Trinta anos depois – após ter-se escapulido para o Brasil – a personagem desta história, que era de gancho, uma mulher que andava por aí vestida de homem a incomodar cidadãos e a perpetrar assaltos, foi finalmente apanhada pelas malhas da justiça com muito dinheiro nos bolsos e num sovaco.
Já era conhecida pela polícia há uns bons trinta anos. Passara umas temporadas nas esquadras de Lisboa e, de repente, depois de uma temporada em que passou despercebida, voltou a arranjar sarilhos desta vez em São Domingos de Benfica. Os agentes ficaram logo com a pulga atrás da orelha. A Maria Rapaz, uma mulher que gostava de vestir-se de homem e conseguia passar por um engrossando a voz e arqueando um bocado os ombros, diz-se que teria fugido uns tempos para o Brasil onde continuou a arranjar tranquibérnias graças à sua personalidade muito, mas muito, complicada.
De repente, fez-se notar em Lisboa outra vez para azar dos pacatos habitantes da cidade que tinham rezado às alminhas para que o estupor nunca mais viesse a assombrá-los. As alminhas fizeram ouvido de mercador e, uma bela manhã, o alarme estava dado: “A Maria Rapaz estava de volto e já pilhara a casa de um senhor de posses que vivia sozinho, exceptuando a presença precária da enfermeira que lidava com as suas maleitas. Depois, ainda sem o dinheiro que lhe fazia falta para escorropichar uns copos e jogar à batota, decidiu que seria mais feliz se roubasse os velhos departamentos da Brás & Brás. Azaruncho!
Na esquadra do Teatro Nacional, para onde Maria Rapaz foi levada para interrogatório, revelou finalmente a sua verdadeira identidade: Aurora de Sousa, de nome de batismo, 72 anos de idade, natural do Bonfim, Porto, onde começara desde muito jovem a usar aquelas farpelas de casaco e colete e sapatos de gáspia branca. Tratava-se com esmero. Um muito masculino esmero.

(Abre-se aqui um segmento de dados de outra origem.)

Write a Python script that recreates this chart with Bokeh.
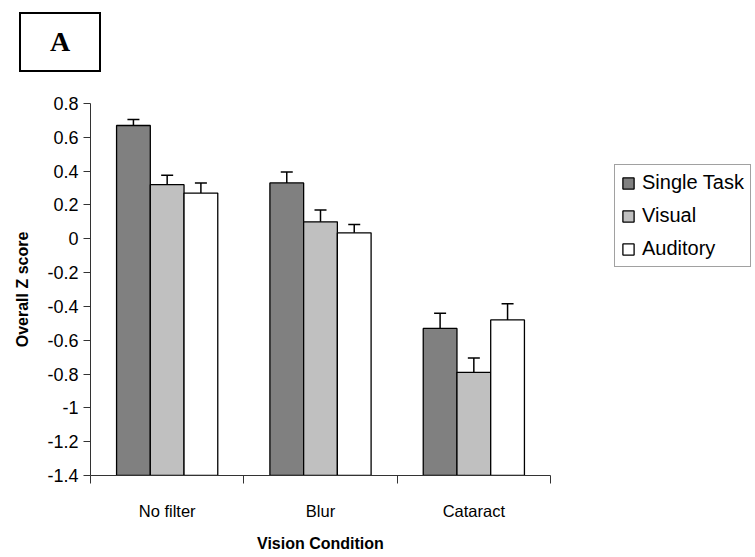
from bokeh.plotting import figure
from bokeh.models import (ColumnDataSource, FixedTicker, CustomJSTickFormatter,
                          Whisker, TeeHead, Legend, LegendItem, Div, Title)
from bokeh.layouts import column
from bokeh.embed import file_html
from bokeh.resources import INLINE

# ---- data ----
categories = ["No filter", "Blur", "Cataract"]
series = ["Single Task", "Visual", "Auditory"]
single_task = [0.67, 0.33, -0.53]
single_err = [0.035, 0.065, 0.09]
visual = [0.32, 0.10, -0.79]
visual_err = [0.055, 0.07, 0.085]
auditory = [0.27, 0.035, -0.48]
auditory_err = [0.06, 0.05, 0.095]
y_ticks = [-1.4, -1.2, -1.0, -0.8, -0.6, -0.4, -0.2, 0.0, 0.2, 0.4, 0.6, 0.8]
panel_label = "A"
x_title = "Vision Condition"
y_title = "Overall Z score"

colors = ["#808080", "#c0c0c0", "#ffffff"]
values = [single_task, visual, auditory]
errors = [single_err, visual_err, auditory_err]
offsets = [-0.22, 0.0, 0.22]
bar_w = 0.22
FONT = "Liberation Sans"
AXIS_COL = "#333333"

W, H = 755, 480
LEFT, AXIS_RIGHT = 90, 550          # pixel extent of the category axis
n = len(categories)
x_end = n * (W - LEFT) / (AXIS_RIGHT - LEFT)   # frame extends under the legend

p = figure(width=W, height=H, output_backend="svg", toolbar_location=None,
           x_range=(0, x_end), y_range=(y_ticks[0], y_ticks[-1]),
           min_border_left=LEFT, min_border_right=0,
           min_border_top=27, min_border_bottom=81)
p.outline_line_color = None
p.xgrid.visible = False
p.ygrid.visible = False

items = []
for name, vals, errs, col, off in zip(series, values, errors, colors, offsets):
    xs = [i + 0.5 + off for i in range(n)]
    src = ColumnDataSource(dict(x=xs, top=vals,
                                upper=[v + e for v, e in zip(vals, errs)]))
    r = p.vbar(x="x", top="top", bottom=y_ticks[0], width=bar_w, source=src,
               fill_color=col, line_color="black", line_width=1.3)
    items.append(LegendItem(label=name, renderers=[r]))
    w = Whisker(base="x", upper="upper", lower="top", source=src,
                dimension="height", line_color="black", line_width=1.5,
                upper_head=TeeHead(size=12, line_color="black", line_width=1.5),
                lower_head=None, level="overlay")
    p.add_layout(w)

# x axis
xa = p.xaxis[0]
xa.bounds = (0, n)
xa.ticker = FixedTicker(ticks=[i + 0.5 for i in range(n)],
                        minor_ticks=list(range(n + 1)))
xa.formatter = CustomJSTickFormatter(args=dict(labels=categories),
                                     code="return labels[Math.floor(tick)];")
xa.major_tick_out = 0
xa.major_tick_in = 0
xa.minor_tick_out = 8
xa.minor_tick_in = 0
xa.major_label_standoff = 18
xa.major_label_text_font = FONT
xa.major_label_text_font_size = "16.5px"
xa.major_label_text_color = "black"
xa.axis_line_color = AXIS_COL
xa.minor_tick_line_color = AXIS_COL

# spacer between tick labels and the x axis title
spacer = Title(text=" ", text_font_size="9px", standoff=0)
p.add_layout(spacer, "below")

# x axis title, centred under the category axis (not the wider frame)
title_w = 127  # approx. rendered width of the bold 16px title
xt = Title(text=x_title, align="left", vertical_align="top",
           offset=(AXIS_RIGHT - LEFT) / 2 - title_w / 2,
           text_font=FONT, text_font_style="bold", text_font_size="16px",
           text_color="black", standoff=0)
p.add_layout(xt, "below")

# y axis
ya = p.yaxis[0]
ya.ticker = FixedTicker(ticks=y_ticks, minor_ticks=[])
ya.formatter = CustomJSTickFormatter(code="return String(Math.round(tick*10)/10);")
ya.major_tick_out = 7
ya.major_tick_in = 0
ya.minor_tick_out = 0
ya.major_label_standoff = 5
ya.major_label_text_font = FONT
ya.major_label_text_font_size = "18px"
ya.major_label_text_color = "black"
ya.axis_label = y_title
ya.axis_label_text_font = FONT
ya.axis_label_text_font_style = "bold"
ya.axis_label_text_font_size = "16px"
ya.axis_label_text_color = "black"
ya.axis_label_standoff = 13
ya.axis_line_color = AXIS_COL
ya.major_tick_line_color = AXIS_COL

# legend (inside the extended frame, right of the axis)
lg = Legend(items=items, location=(524, 208), orientation="vertical")
lg.border_line_color = "#444444"
lg.border_line_width = 1
lg.label_text_font = FONT
lg.label_text_font_size = "20px"
lg.label_text_color = "black"
lg.glyph_width = 14
lg.glyph_height = 14
lg.label_standoff = 7
lg.spacing = 10
lg.padding = 6
lg.margin = 0
p.add_layout(lg, "center")

# panel label box
box_html = ('<div style="box-sizing:border-box;width:82px;height:60px;'
            'border:2px solid black;display:flex;align-items:center;'
            'justify-content:center;font-family:\'Liberation Serif\';'
            'font-weight:bold;font-size:28px;color:black;">%s</div>' % panel_label)
div = Div(text=box_html, width=82, height=60, margin=(12, 0, 4, 19))

layout = column(div, p, spacing=0)
open("out.html", "w").write(file_html(layout, INLINE))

Foram-lhe aos bolsos, pois claro. Uma misturada terrível. 40 mil liras, 47.500 cruzeiros e 2.750 escudos dos nossos. Dali saltou para o Governo Civil onde uma funcionária de zelo e esmero dignos de uma medalha desconfiou que as coisas podiam não ter ficado por tão pouco. Mandou despir a Maria Rapaz até ficar tal como o bom Deus a pôs no mundo. Foi dar com mais um conto e quinhentos colados com fita cola num dos sovacos da mulher. Ninguém podia negar que ela tivesse expediente.

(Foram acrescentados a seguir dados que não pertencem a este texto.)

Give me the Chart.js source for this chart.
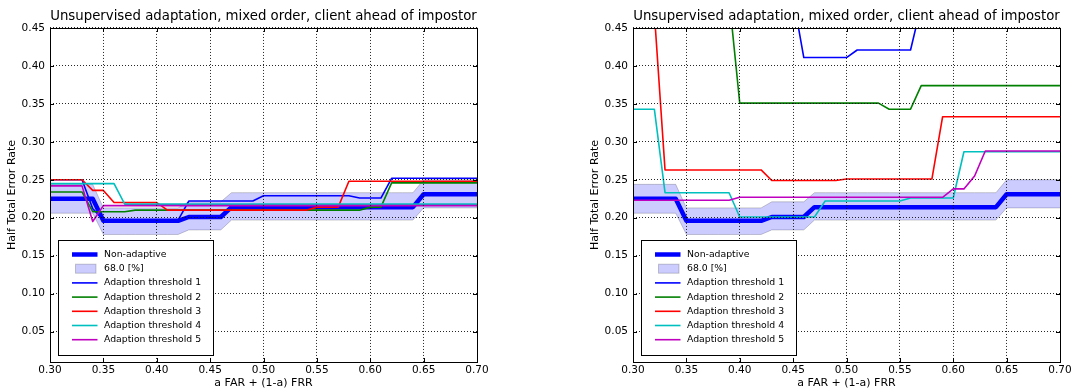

Sem um tostão nos bolsos, Maria Rapaz foi, finalmente, entregue às ordens da Polícia Judiciária que ficou encarregue de lavrar o processo. Levada para a secção das celas femininas, viu-se despojada do seu fato preferido e obrigada a andar de camisa até aos pés como todas as outras. De Maria Rapaz já não tinha nada. Era apenas uma velha decrépita.